М.С.: Due to the fact that we were prepared to go to people, whether it was six people in the Church, or the House of Lords, we managed to establish communication. Due to this fact, we receive invitations from different parts of the country to share with other people what we have learnt. And we have never asked the press or TV to help us; they always came to us by themselves. In addition, we have a wonderful website and online presence which really helps us today.
P.W.: In every hall, in every city, wherever we tell our story, the hall burst out. People respond to the stories about food. 36 cities in the UK are following the projects like “Incredible Edible”. We never thought it would happen, but it happened. In other parts of the world they also have a community: in America, Japan and New Zealand.

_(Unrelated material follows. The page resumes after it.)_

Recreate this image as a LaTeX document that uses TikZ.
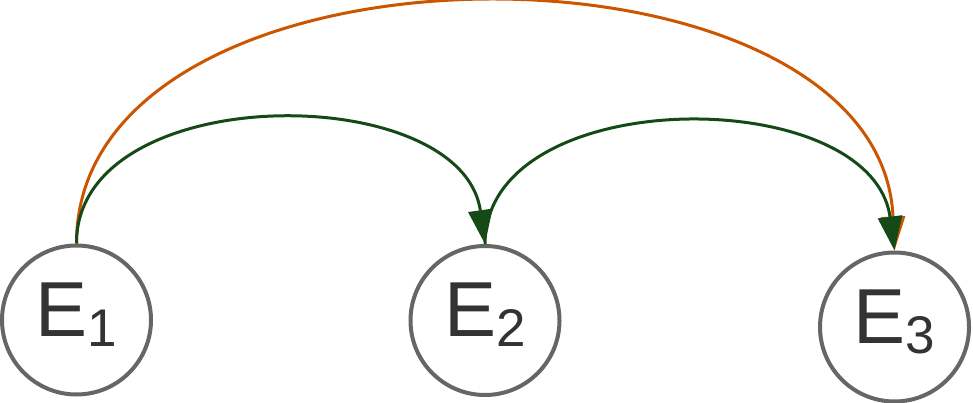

People after the earthquake in New Zealand visited us in order to incorporate some of public spiritedness, to help to develop gardening in the Centre of Christchurch.
– What advice can you give to those who are just starting on their way?
P.W.: If you want to change the world around you, start little by little, start at the local level. First, do not plant prickly bushes around public buildings. It is a waste of space. Second, create edible landscapes and routes on the main streets, in parks, anywhere, so children could pass near the food every day. Inspire local designers to create plots of food in the city center as a part of the urban plan, rather than put them in the suburbs, where nobody could see them. Make schools take this seriously, make people aware of the importance of the environment and locally produced food. Make it a central element of school culture and you bring up an entirely different generation.
And, most important, making seemingly small steps in this case, do not fold in front of complex arguments, according to which such “minor actions are useless in the face of tomorrow's global problems”, because I've seen the effect of minor actions. It’s incredible!